Defending the Legislature, attorney Thane Johnson argued that lawmakers had produced five districts that evenly split the state’s population, addressing the concerns of a 2022 federal court review of PSC districts.

The PSC map in use prior to 2022, which hadn’t been updated since 2003, was found by a panel of federal judges to violate the Fourteenth Amendment of the U.S. Constitution that year. The panel ordered the state to use court-approved districts for 2022 commission elections.

Lawmakers responded to the federal ruling by producing five new PSC districts that varied in population by less than one percent during the 2023 session.

But the new districts, initially produced via a bill sponsored by Sen. Keith Regier, R-Kalispell, fractured each of Montana’s six largest communities into two or more districts. The result, plaintiffs in the current case argued, was that urban voters with common interests were split into multiple districts, fracturing their voting bloc. 

Broadly speaking, voters in Montana’s urban cores are more likely to vote Democratic than their rural counterparts. The plaintiffs argue that the resulting PSC districts disproportionately benefit one of the major political parties. Republicans currently hold all five utility commission seats.

The voter plaintiffs include former Gallatin County commissioner Donald Seifert and former Secretary of State Bob Brown, of Whitefish. Both Seifert and Brown served as Republicans. Joseph Lafromboise, of Hill County; Nancy Hamilton, of Valley County; Simon Harris, of Yellowstone County and Montana Conservation Voters are the other plaintiffs in the case.

Secretary of State Christi Jacobsen is the named defendant as the state’s top election official. 

Friday’s verdict concerned specifically whether the Legislature’s primary purpose in drawing the new districts was to create districts that favor one political party over another. 

By Jan. 4, attorneys in the case will submit arguments on whether the districts violate voter protections in the U.S. Constitution.

Key to the voters’ case in this week’s trial was district analysis by Stephanie Somersille, a mathematician who through a computer analysis, produced hundreds of thousands of PSC district maps based on state guidelines for creating districts that didn’t skew election outcomes. 

Somersille told jurors Wednesday that she couldn’t produce a map like the one produced by the Legislature. While Montana Democrats have won 40% or more of the vote in recent statewide elections, her analysis concluded that the party’s chance of winning any of the five PSC districts drawn by the Legislature was zero. 

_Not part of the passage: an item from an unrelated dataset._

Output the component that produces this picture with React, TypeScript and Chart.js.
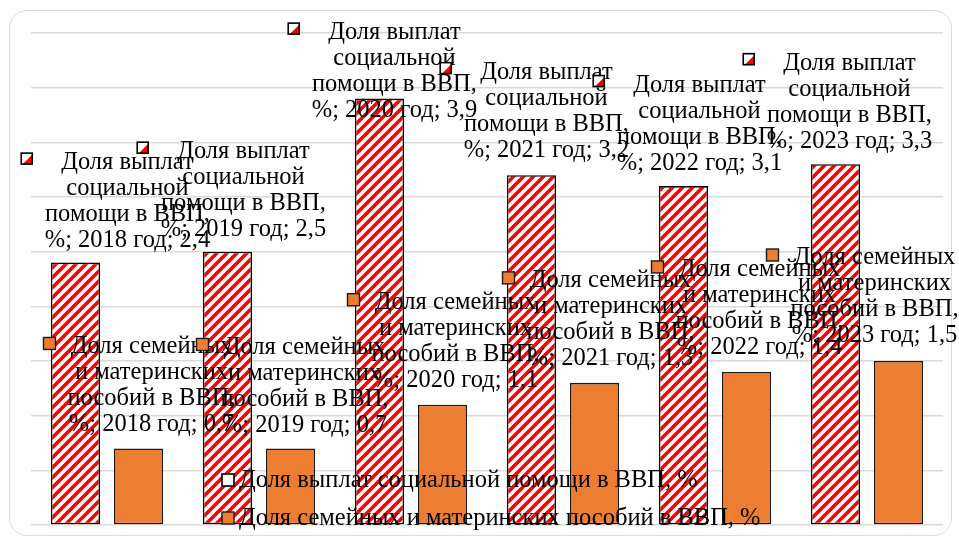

“I found with typical voting patterns the map would have awarded zero seats to Democrats,” Somersille said. 

Most state government and federal political districts in Montana are redrawn every 10 years to account for population changes identified by the U.S. Census. Districts for state House and Senate seats, as well as U.S. House districts are crafted by a bipartisan, five-member commission.

Public Service Commission districts are treated differently in that they’re reapportioned by the Legislature at lawmakers’ discretion.